Spectral Convolutional Conditional Neural Processes

Neural Processes (NPs) are meta-learning models that learn to map sets of observations to approximations of the corresponding posterior predictive distributions. By accommodating variable-sized, unstructured collections of observations and enabling probabilistic predictions at arbitrary query points, NPs provide a flexible framework for modeling functions over continuous domains. Since their introduction, numerous variants have emerged; however, early formulations shared a fundamental limitation: they compressed the observed data into finite-dimensional global representations via aggregation operations such as mean pooling. This strategy induces an intrinsic mismatch with the infinite-dimensional nature of the stochastic processes that NPs intend to model.
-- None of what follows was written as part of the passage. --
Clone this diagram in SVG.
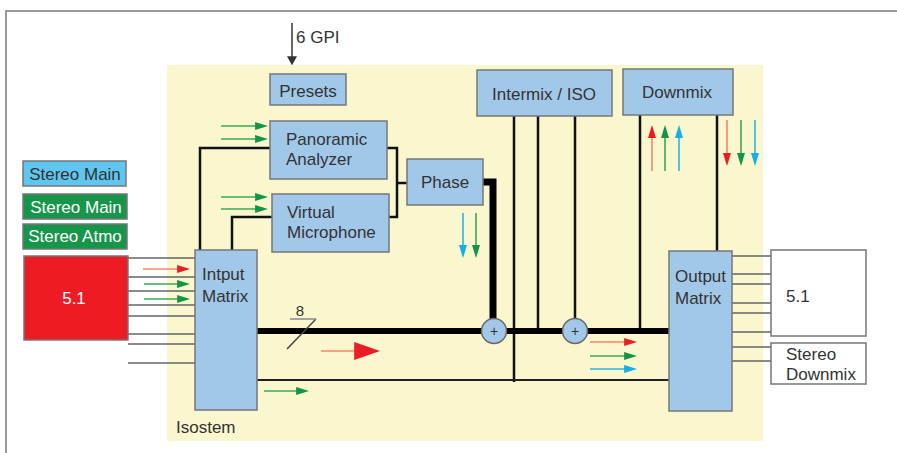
<svg xmlns="http://www.w3.org/2000/svg" width="897" height="453" viewBox="0 0 897 453">
<style>
text{font-family:"Liberation Sans",Arial,sans-serif;font-size:17px;fill:#333}
.box{fill:#a2c8e9;stroke:#777;stroke-width:1.5}
.wbox{fill:#fff;stroke:#777;stroke-width:1.5}
.con{fill:none;stroke:#111;stroke-width:2.5}
.thin{fill:none;stroke:#666;stroke-width:1.5}
.ar{stroke:#f4876a;stroke-width:1.6}
.ag{stroke:#3aa85a;stroke-width:1.6}
.ac{stroke:#2ab4e8;stroke-width:1.6}
.w{fill:#fff}
</style>
<defs>
<marker id="hr" viewBox="0 0 10 10" refX="3" refY="5" markerWidth="13" markerHeight="8" markerUnits="userSpaceOnUse" orient="auto" preserveAspectRatio="none"><path d="M0,0L10,5L0,10z" fill="#ec1c24"/></marker>
<marker id="hg" viewBox="0 0 10 10" refX="3" refY="5" markerWidth="13" markerHeight="8" markerUnits="userSpaceOnUse" orient="auto" preserveAspectRatio="none"><path d="M0,0L10,5L0,10z" fill="#149447"/></marker>
<marker id="hc" viewBox="0 0 10 10" refX="3" refY="5" markerWidth="13" markerHeight="8" markerUnits="userSpaceOnUse" orient="auto" preserveAspectRatio="none"><path d="M0,0L10,5L0,10z" fill="#14aee8"/></marker>
<marker id="hk" viewBox="0 0 10 10" refX="3" refY="5" markerWidth="9" markerHeight="10" markerUnits="userSpaceOnUse" orient="auto" preserveAspectRatio="none"><path d="M0,0L10,5L0,10z" fill="#333"/></marker>
<marker id="hbig" viewBox="0 0 10 10" refX="3" refY="5" markerWidth="26" markerHeight="18" markerUnits="userSpaceOnUse" orient="auto" preserveAspectRatio="none"><path d="M0,0L10,5L0,10z" fill="#ec1c24"/></marker>
</defs>

<path d="M6,453V11H897" fill="none" stroke="#9a9a9a" stroke-width="2"/>
<rect x="167" y="65" width="596" height="376" fill="#faf7cf"/>

<g id="connectors">
<!-- input lines -->
<path class="thin" d="M128,258H195M128,277H195M128,291H195M128,305H195M128,316H195M128,334H195M128,344H195M128,363H195"/>
<!-- output lines -->
<path class="thin" d="M732,256H771M732,274H771M732,284H771M732,303H771M732,313H771M732,332H771M732,347H771M732,361H771"/>
<!-- GPI -->
<line x1="292" y1="23" x2="292" y2="59" stroke="#333" stroke-width="1.5" marker-end="url(#hk)"/>
<!-- matrix to analyzers -->
<path class="con" d="M200,250V148H270"/>
<path class="con" d="M232,250V217H272"/>
<path class="con" d="M387,148H397V217H389M397,183H407"/>
<!-- phase to sum -->
<path fill="none" stroke="#000" stroke-width="7" d="M483,182H493V320"/>
<!-- intermix / downmix -->
<path class="con" d="M514,116V382M538,116V331M575,116V320M640,115V331M717,115V251"/>
<!-- buses -->
<line x1="257" y1="331" x2="669" y2="331" stroke="#000" stroke-width="6"/>
<line x1="257" y1="380" x2="669" y2="380" stroke="#222" stroke-width="2"/>
<!-- bus width mark -->
<path d="M287,349L316,319" stroke="#444" stroke-width="1.5" fill="none"/>
<path d="M290,319H316" stroke="#888" stroke-width="1.5" fill="none"/>
<text x="300" y="316" text-anchor="middle" style="font-size:15px">8</text>
<!-- colored arrows -->
<line class="ar" x1="143" y1="269" x2="181" y2="269" marker-end="url(#hr)"/>
<line class="ag" x1="144" y1="284" x2="181" y2="284" marker-end="url(#hg)"/>
<line class="ag" x1="144" y1="299" x2="181" y2="299" marker-end="url(#hg)"/>
<line class="ag" x1="221" y1="126" x2="259" y2="126" marker-end="url(#hg)"/>
<line class="ag" x1="221" y1="139" x2="259" y2="139" marker-end="url(#hg)"/>
<line class="ag" x1="221" y1="197" x2="259" y2="197" marker-end="url(#hg)"/>
<line class="ag" x1="221" y1="209" x2="259" y2="209" marker-end="url(#hg)"/>
<line class="ac" x1="463" y1="213" x2="463" y2="249" marker-end="url(#hc)"/>
<line class="ag" x1="476" y1="213" x2="476" y2="249" marker-end="url(#hg)"/>
<line class="ar" x1="652" y1="171" x2="652" y2="134" marker-end="url(#hr)"/>
<line class="ag" x1="665" y1="171" x2="665" y2="134" marker-end="url(#hg)"/>
<line class="ac" x1="679" y1="171" x2="679" y2="134" marker-end="url(#hc)"/>
<line class="ar" x1="727" y1="120" x2="727" y2="157" marker-end="url(#hr)"/>
<line class="ag" x1="741" y1="120" x2="741" y2="157" marker-end="url(#hg)"/>
<line class="ac" x1="755" y1="120" x2="755" y2="157" marker-end="url(#hc)"/>
<line class="ar" x1="590" y1="342" x2="628" y2="342" marker-end="url(#hr)"/>
<line class="ag" x1="590" y1="356" x2="628" y2="356" marker-end="url(#hg)"/>
<line class="ac" x1="590" y1="369" x2="628" y2="369" marker-end="url(#hc)"/>
<line class="ag" x1="264" y1="391" x2="300" y2="391" marker-end="url(#hg)"/>
<line class="ar" x1="321" y1="351" x2="362" y2="351" marker-end="url(#hbig)"/>
</g>

<text x="296" y="43">6 GPI</text>
<text x="176" y="433">Isostem</text>

<g id="legend-stereo-main-1"><rect x="23" y="161" width="103" height="25" fill="#5ec6ef" stroke="#777" stroke-width="1.5"/><text x="75" y="180" text-anchor="middle">Stereo Main</text></g>
<g id="legend-stereo-main-2"><rect x="23" y="194" width="104" height="25" fill="#17954a" stroke="#777" stroke-width="1.5"/><text class="w" x="76" y="213" text-anchor="middle">Stereo Main</text></g>
<g id="legend-stereo-atmo"><rect x="23" y="224" width="104" height="25" fill="#17954a" stroke="#777" stroke-width="1.5"/><text class="w" x="75" y="242" text-anchor="middle">Stereo Atmo</text></g>
<g id="input-51"><rect x="24" y="256" width="104" height="84" fill="#ed1c24" stroke="#777" stroke-width="1.5"/><text class="w" x="74" y="304" text-anchor="middle">5.1</text></g>

<g id="presets"><rect class="box" x="270" y="74" width="76" height="31"/><text x="308" y="97" text-anchor="middle">Presets</text></g>
<g id="panoramic"><rect class="box" x="270" y="121" width="117" height="58"/><text x="286" y="145">Panoramic</text><text x="286" y="165">Analyzer</text></g>
<g id="virtual"><rect class="box" x="272" y="194" width="117" height="58"/><text x="287" y="218">Virtual</text><text x="287" y="238">Microphone</text></g>
<g id="phase"><rect class="box" x="407" y="159" width="76" height="46"/><text x="445" y="188" text-anchor="middle">Phase</text></g>
<g id="intermix"><rect class="box" x="477" y="70" width="135" height="46"/><text x="544" y="100" text-anchor="middle">Intermix / ISO</text></g>
<g id="downmix"><rect class="box" x="623" y="69" width="110" height="46"/><text x="677" y="98" text-anchor="middle">Downmix</text></g>
<g id="input-matrix"><rect class="box" x="195" y="250" width="62" height="160"/><text x="202" y="280">Intput</text><text x="202" y="302">Matrix</text></g>
<g id="output-matrix"><rect class="box" x="669" y="251" width="63" height="160"/><text x="675" y="282">Output</text><text x="675" y="304">Matrix</text></g>
<g id="sum1"><circle cx="494" cy="331" r="12.5" fill="#a2c8e9" stroke="#666" stroke-width="1.5"/><text x="494" y="336" text-anchor="middle" style="font-size:14px">+</text></g>
<g id="sum2"><circle cx="575" cy="331" r="12.5" fill="#a2c8e9" stroke="#666" stroke-width="1.5"/><text x="575" y="336" text-anchor="middle" style="font-size:14px">+</text></g>
<g id="output-51"><rect class="wbox" x="771" y="250" width="95" height="86"/><text x="786" y="302">5.1</text></g>
<g id="stereo-downmix"><rect class="wbox" x="771" y="343" width="95" height="41"/><text x="786" y="360">Stereo</text><text x="786" y="380">Downmix</text></g>
</svg>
Convolutional conditional neural processes (ConvCNPs) address this limitation by constructing infinite-dimensional functional embeddings processed through convolutional neural networks (CNNs) to enforce translation equivariance. Yet CNNs with local spatial kernels struggle to capture long-range dependencies without resorting to large kernels, which impose significant computational costs. To overcome this limitation, we propose spectral ConvCNPs (SConvCNPs), which perform global convolution in the frequency domain. Inspired by Fourier neural operators (FNOs) for learning solution operators of partial differential equations (PDEs), our approach directly parameterizes convolution kernels in the frequency domain, leveraging the relatively compact yet global Fourier representation of many natural signals. We validate the effectiveness of SConvCNPs on both synthetic and real-world datasets, demonstrating how ideas from operator learning can advance the capabilities of NPs.